# Start of Provided data

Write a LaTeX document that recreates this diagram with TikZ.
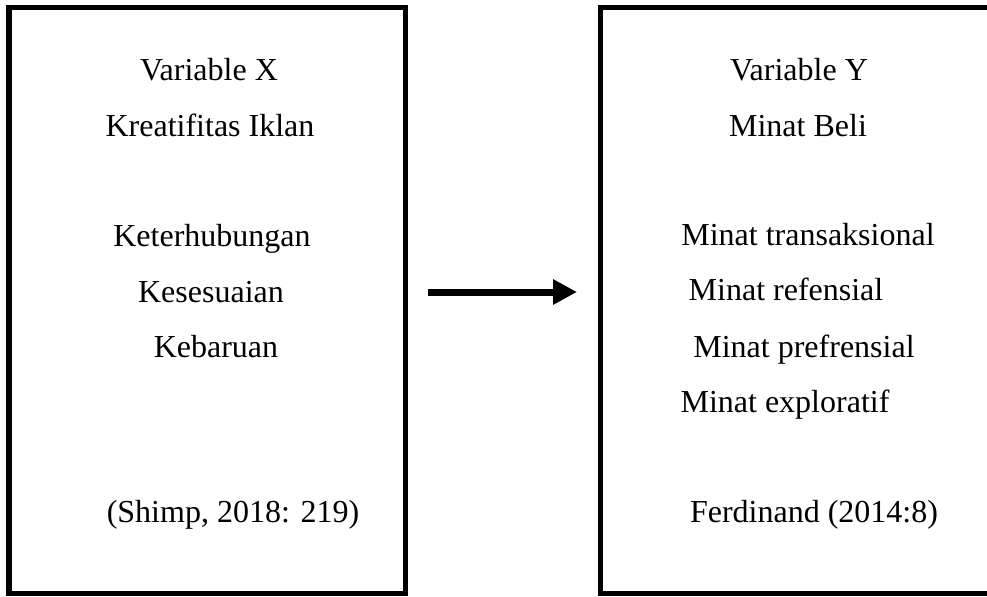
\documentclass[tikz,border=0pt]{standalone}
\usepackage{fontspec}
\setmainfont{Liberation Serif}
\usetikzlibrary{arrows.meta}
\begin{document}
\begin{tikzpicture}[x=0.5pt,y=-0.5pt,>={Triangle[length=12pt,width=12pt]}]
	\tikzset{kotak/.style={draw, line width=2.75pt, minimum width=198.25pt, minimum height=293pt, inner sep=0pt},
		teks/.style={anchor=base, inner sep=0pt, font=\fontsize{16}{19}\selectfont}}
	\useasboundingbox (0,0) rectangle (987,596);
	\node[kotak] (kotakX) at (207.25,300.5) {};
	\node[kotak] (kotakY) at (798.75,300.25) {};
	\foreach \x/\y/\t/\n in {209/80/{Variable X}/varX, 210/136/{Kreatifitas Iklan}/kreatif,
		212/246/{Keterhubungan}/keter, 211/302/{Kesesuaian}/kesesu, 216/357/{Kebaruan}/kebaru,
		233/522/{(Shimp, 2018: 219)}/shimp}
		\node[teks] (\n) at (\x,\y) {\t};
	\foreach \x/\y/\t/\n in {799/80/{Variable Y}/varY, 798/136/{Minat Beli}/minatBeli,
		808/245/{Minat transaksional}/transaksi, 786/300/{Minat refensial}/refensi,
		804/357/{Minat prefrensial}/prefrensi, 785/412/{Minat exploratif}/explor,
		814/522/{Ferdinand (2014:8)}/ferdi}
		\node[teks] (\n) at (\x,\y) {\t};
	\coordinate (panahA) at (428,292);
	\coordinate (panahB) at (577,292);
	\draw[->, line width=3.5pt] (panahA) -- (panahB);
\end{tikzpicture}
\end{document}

# End of Provided data

The problem:
The listing above must be printed again exactly, minus its pictures.

Solution for this task:
Write a LaTeX document that recreates this diagram with TikZ.
\documentclass[tikz,border=0pt]{standalone}
\usepackage{fontspec}
\setmainfont{Liberation Serif}
\usetikzlibrary{arrows.meta}
\begin{document}
\begin{tikzpicture}[x=0.5pt,y=-0.5pt,>={Triangle[length=12pt,width=12pt]}]
	\tikzset{kotak/.style={draw, line width=2.75pt, minimum width=198.25pt, minimum height=293pt, inner sep=0pt},
		teks/.style={anchor=base, inner sep=0pt, font=\fontsize{16}{19}\selectfont}}
	\useasboundingbox (0,0) rectangle (987,596);
	\node[kotak] (kotakX) at (207.25,300.5) {};
	\node[kotak] (kotakY) at (798.75,300.25) {};
	\foreach \x/\y/\t/\n in {209/80/{Variable X}/varX, 210/136/{Kreatifitas Iklan}/kreatif,
		212/246/{Keterhubungan}/keter, 211/302/{Kesesuaian}/kesesu, 216/357/{Kebaruan}/kebaru,
		233/522/{(Shimp, 2018: 219)}/shimp}
		\node[teks] (\n) at (\x,\y) {\t};
	\foreach \x/\y/\t/\n in {799/80/{Variable Y}/varY, 798/136/{Minat Beli}/minatBeli,
		808/245/{Minat transaksional}/transaksi, 786/300/{Minat refensial}/refensi,
		804/357/{Minat prefrensial}/prefrensi, 785/412/{Minat exploratif}/explor,
		814/522/{Ferdinand (2014:8)}/ferdi}
		\node[teks] (\n) at (\x,\y) {\t};
	\coordinate (panahA) at (428,292);
	\coordinate (panahB) at (577,292);
	\draw[->, line width=3.5pt] (panahA) -- (panahB);
\end{tikzpicture}
\end{document}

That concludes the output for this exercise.